Your question is about semisimple algebras. The main fact that you have to use is that $A\cdot e$ is a projective module for any idempotent $e\in A$: Indeed for an idempotent $e\in A$ we have $A=Ae\oplus A(1-e)$. Hence $Ae$ is a direct summand of $A$ and hence projective (see for example [Lam: Lectures on Modules and Rings, Example 2.12A]).
Now suppose that every irreducible representation of $A$ is of the form $Ae$. In particular every irreducible representation is projective. Hence every module is a direct sum of irreducibles by Jordan-Hölder theorem. So this means that the algebra is semisimple.
So what group algebras are semisimple: This is Maschke's theorem. A group algebra is semisimple iff the characteristic of the field does not divide the group order. So in particular this holds for all finite groups over the complex numbers.
For an example where this does not hold one just has to find a non-semisimple algebra with a non-projective simple. For example the irreducible module $\mathbb{F}_2$ over the group algebra $\mathbb{F}_2[\mathbb{Z}/2\mathbb{Z}]$ is an example.

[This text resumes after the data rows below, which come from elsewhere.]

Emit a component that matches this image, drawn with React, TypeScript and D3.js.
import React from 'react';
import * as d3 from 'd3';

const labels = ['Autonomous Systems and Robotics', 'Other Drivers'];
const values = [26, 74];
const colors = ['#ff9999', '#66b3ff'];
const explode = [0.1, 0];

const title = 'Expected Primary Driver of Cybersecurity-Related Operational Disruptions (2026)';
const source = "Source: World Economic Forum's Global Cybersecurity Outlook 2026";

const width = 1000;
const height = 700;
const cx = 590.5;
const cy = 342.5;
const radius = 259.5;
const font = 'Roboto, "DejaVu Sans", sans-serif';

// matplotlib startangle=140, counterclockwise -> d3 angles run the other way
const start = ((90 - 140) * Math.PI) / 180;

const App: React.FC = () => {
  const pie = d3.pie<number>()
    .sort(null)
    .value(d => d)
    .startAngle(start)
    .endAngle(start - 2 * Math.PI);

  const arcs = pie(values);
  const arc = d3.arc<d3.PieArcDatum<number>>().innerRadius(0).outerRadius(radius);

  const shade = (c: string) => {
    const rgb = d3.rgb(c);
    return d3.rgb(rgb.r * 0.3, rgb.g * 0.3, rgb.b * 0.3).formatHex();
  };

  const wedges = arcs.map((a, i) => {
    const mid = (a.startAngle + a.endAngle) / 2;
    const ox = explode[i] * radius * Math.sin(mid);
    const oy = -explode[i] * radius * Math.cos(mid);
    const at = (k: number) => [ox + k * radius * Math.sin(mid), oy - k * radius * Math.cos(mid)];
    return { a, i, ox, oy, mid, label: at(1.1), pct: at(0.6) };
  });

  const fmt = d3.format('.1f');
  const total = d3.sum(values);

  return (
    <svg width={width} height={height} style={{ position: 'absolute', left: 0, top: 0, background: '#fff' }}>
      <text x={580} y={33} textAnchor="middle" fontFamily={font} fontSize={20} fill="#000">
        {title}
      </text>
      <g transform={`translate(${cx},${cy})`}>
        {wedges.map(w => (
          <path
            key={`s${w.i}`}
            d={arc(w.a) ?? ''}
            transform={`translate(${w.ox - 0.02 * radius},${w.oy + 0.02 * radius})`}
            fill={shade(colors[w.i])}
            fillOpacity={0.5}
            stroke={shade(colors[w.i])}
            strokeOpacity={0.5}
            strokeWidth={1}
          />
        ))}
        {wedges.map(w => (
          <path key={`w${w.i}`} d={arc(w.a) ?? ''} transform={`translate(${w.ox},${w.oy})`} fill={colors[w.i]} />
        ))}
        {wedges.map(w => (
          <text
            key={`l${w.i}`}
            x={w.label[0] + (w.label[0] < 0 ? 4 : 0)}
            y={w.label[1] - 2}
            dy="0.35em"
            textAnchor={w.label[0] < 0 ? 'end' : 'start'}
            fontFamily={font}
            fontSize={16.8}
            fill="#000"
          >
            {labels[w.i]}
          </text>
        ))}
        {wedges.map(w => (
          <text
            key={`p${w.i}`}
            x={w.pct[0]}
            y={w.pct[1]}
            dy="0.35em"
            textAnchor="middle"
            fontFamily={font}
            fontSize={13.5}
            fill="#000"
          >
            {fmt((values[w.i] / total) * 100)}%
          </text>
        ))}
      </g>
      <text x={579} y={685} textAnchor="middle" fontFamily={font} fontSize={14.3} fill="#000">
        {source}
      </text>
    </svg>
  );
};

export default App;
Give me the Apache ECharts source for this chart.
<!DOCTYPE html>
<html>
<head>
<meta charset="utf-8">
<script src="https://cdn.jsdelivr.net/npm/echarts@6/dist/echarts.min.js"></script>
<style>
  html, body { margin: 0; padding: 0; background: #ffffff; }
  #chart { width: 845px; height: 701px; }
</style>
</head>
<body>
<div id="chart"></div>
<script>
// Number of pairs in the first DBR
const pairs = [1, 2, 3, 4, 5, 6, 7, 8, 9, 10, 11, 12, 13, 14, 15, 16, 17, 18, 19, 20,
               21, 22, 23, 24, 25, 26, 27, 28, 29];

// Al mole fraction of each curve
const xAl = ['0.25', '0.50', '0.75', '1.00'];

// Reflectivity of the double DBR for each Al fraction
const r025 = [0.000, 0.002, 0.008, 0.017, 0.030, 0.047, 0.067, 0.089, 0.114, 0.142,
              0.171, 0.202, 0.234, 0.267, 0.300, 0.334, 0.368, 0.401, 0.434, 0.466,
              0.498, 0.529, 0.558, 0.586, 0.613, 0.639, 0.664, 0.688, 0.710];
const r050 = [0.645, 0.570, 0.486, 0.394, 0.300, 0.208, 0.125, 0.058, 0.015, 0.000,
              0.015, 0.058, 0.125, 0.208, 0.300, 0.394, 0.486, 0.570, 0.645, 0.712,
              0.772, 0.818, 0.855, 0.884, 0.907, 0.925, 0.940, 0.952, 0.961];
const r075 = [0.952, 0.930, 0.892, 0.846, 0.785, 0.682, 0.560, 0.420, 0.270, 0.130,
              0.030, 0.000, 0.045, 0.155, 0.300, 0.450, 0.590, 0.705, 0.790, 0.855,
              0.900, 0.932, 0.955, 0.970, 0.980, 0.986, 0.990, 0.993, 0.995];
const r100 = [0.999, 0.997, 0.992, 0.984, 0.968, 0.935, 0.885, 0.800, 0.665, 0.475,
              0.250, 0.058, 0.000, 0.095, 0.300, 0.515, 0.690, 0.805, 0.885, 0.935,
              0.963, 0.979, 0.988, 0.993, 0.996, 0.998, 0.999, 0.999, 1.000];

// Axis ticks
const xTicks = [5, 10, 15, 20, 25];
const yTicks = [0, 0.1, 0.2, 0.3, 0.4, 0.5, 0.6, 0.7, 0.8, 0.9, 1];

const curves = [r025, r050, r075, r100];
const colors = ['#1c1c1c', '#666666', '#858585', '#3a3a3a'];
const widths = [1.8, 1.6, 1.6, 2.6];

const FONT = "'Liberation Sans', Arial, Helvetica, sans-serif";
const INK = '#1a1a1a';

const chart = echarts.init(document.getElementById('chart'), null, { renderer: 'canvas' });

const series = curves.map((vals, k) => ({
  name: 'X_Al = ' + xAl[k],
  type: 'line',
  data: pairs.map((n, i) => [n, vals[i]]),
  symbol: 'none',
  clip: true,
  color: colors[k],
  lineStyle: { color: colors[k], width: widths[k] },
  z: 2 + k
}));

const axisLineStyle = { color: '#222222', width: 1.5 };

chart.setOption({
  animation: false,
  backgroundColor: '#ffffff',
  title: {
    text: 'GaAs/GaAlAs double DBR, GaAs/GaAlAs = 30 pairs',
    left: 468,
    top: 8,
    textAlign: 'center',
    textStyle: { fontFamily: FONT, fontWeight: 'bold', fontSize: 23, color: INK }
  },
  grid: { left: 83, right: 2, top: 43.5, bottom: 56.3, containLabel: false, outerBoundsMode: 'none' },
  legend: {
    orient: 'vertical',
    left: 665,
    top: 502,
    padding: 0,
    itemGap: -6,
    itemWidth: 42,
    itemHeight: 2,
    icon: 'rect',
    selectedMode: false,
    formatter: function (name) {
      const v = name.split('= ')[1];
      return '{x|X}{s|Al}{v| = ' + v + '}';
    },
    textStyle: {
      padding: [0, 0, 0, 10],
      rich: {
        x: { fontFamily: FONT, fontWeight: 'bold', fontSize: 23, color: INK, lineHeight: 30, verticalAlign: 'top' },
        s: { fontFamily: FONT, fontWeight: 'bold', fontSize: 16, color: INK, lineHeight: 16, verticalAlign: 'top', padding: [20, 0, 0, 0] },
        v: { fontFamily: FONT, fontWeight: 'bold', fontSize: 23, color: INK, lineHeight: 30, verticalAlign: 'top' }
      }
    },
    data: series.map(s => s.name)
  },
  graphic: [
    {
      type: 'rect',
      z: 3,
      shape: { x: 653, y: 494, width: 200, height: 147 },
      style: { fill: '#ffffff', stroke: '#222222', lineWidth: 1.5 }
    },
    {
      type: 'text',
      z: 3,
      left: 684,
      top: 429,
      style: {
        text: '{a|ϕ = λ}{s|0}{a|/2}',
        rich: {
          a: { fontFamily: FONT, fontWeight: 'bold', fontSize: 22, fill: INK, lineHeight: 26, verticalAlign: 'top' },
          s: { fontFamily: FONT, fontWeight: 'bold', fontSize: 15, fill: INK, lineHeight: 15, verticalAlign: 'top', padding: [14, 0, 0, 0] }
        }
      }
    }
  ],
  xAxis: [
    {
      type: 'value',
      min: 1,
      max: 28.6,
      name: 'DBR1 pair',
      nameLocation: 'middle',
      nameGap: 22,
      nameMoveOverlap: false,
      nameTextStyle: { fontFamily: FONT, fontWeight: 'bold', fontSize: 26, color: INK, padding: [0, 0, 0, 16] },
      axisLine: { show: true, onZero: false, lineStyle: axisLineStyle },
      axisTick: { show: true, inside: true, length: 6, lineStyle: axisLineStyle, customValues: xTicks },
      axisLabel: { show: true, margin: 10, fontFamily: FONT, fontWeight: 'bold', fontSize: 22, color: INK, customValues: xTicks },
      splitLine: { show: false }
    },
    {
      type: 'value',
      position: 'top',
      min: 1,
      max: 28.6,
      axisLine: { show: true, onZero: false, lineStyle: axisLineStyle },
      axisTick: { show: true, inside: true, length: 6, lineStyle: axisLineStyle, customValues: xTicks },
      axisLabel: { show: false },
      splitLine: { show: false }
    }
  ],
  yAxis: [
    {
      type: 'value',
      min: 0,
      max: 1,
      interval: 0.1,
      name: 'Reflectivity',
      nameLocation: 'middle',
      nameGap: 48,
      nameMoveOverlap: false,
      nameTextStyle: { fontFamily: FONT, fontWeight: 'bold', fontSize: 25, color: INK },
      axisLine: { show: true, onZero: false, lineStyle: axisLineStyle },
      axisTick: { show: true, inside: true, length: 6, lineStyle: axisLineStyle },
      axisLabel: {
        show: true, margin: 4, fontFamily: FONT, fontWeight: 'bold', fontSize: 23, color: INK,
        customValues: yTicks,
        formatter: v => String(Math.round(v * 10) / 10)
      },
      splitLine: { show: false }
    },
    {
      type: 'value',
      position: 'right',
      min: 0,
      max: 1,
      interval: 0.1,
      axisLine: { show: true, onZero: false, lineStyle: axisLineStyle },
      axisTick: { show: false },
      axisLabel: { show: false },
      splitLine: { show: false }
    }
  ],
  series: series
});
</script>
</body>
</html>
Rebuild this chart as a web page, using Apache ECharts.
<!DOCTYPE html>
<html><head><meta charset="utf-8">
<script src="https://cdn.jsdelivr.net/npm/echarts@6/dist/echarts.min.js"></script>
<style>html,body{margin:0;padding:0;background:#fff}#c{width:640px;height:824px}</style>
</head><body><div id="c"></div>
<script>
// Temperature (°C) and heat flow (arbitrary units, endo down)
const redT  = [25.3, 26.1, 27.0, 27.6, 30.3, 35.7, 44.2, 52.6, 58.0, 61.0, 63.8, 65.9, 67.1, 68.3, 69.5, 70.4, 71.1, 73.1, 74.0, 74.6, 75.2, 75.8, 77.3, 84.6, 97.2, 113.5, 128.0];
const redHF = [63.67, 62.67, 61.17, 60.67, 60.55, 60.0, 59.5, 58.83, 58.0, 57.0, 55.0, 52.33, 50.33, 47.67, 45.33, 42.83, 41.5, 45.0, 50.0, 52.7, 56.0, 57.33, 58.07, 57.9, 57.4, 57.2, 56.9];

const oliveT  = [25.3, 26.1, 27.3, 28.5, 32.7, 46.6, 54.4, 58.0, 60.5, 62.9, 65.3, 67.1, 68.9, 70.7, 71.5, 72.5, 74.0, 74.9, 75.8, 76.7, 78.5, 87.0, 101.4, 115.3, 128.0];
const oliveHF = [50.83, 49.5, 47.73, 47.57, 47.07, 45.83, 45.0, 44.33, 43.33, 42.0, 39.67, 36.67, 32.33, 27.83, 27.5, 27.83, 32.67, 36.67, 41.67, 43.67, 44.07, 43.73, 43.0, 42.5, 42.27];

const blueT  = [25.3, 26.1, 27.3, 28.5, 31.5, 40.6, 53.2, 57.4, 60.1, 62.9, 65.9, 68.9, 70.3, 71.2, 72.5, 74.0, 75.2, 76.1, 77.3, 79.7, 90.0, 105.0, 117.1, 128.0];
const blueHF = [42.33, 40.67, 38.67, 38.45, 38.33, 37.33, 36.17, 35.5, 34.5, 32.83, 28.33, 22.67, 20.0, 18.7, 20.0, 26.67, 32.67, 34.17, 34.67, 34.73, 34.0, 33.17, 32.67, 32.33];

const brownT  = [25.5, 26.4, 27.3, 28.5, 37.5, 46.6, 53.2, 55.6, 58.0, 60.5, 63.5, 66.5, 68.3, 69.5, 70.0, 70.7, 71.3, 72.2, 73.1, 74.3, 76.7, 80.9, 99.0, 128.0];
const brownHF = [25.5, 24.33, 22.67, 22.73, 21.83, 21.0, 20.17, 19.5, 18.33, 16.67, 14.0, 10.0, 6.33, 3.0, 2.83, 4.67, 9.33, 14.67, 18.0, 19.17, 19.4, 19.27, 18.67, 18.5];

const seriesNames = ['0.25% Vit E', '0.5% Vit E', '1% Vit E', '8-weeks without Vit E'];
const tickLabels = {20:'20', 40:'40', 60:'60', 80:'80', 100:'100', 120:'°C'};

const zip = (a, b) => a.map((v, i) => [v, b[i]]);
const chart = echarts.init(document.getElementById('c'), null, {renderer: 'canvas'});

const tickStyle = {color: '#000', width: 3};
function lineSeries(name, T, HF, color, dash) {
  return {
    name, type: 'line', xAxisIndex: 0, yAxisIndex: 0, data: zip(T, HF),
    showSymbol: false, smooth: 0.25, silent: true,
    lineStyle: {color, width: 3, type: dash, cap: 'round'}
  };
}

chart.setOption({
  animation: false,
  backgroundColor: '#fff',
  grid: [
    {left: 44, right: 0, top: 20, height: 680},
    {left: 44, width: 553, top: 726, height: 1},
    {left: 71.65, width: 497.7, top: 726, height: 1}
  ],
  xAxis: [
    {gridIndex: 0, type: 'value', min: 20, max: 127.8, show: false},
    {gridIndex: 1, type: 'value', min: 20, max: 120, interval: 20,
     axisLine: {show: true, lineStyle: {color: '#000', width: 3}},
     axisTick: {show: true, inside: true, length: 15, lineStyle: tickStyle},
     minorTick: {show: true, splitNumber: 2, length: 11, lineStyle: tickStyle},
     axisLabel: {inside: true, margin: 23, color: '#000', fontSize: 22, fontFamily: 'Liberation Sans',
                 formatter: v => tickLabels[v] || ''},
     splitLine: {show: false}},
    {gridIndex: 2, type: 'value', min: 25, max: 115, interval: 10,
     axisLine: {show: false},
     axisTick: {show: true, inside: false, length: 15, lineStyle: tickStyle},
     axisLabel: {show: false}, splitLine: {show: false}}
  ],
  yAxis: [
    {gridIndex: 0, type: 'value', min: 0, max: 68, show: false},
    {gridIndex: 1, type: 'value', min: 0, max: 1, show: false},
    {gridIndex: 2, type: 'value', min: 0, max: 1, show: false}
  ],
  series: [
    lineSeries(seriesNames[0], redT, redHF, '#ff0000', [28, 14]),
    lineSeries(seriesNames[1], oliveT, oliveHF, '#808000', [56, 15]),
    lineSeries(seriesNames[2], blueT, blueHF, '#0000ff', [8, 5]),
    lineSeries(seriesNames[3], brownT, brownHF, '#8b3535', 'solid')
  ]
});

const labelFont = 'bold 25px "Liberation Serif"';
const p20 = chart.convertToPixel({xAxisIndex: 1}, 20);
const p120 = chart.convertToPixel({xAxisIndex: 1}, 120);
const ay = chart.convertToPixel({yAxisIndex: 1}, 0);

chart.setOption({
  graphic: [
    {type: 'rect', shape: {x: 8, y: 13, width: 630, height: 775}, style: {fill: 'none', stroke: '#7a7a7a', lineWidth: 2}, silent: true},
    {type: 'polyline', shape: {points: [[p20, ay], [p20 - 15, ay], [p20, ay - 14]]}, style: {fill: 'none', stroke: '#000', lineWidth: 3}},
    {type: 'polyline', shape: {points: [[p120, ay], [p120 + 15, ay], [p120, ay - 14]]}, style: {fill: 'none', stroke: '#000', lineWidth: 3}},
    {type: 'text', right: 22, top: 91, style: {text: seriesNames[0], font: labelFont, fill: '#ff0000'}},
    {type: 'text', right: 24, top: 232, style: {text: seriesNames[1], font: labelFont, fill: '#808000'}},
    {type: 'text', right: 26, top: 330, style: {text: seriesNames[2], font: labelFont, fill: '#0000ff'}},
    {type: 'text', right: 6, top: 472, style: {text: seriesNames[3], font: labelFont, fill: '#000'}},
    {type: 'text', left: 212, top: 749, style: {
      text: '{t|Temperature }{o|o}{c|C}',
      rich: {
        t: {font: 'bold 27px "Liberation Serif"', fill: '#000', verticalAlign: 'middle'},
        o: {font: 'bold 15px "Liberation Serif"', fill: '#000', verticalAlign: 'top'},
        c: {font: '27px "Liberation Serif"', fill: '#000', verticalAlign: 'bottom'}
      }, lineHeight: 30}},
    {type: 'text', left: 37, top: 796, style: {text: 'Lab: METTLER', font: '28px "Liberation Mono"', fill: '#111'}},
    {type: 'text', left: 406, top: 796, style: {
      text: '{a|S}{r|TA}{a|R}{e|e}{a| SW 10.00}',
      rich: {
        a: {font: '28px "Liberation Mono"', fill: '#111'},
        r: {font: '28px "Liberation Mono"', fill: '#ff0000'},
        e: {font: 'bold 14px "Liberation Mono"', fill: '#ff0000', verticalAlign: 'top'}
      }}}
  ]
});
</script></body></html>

EDIT (to answer the comment): For the converse: For every finite dimensional algebra we have that $A=\bigoplus_{i=1}^n Ae_i$, where $e_i$ are a complete set of primitive orthogonal idempotents and the $Ae_i$ give all indecomposable projective modules. Now general theory (as for example explained in this question) tells that all simple modules over a general finite dimensional algebra (not necessarily semisimple) are given by $Ae_i/\operatorname{rad} Ae_i$, where $\operatorname{rad} Ae_i$ is its unique maximal submodule. Now in case of a semisimple algebra the indecomposable projective modules are simple and hence the unique maximal submodule vanishes. Hence all the simples are of the form $Ae_i$.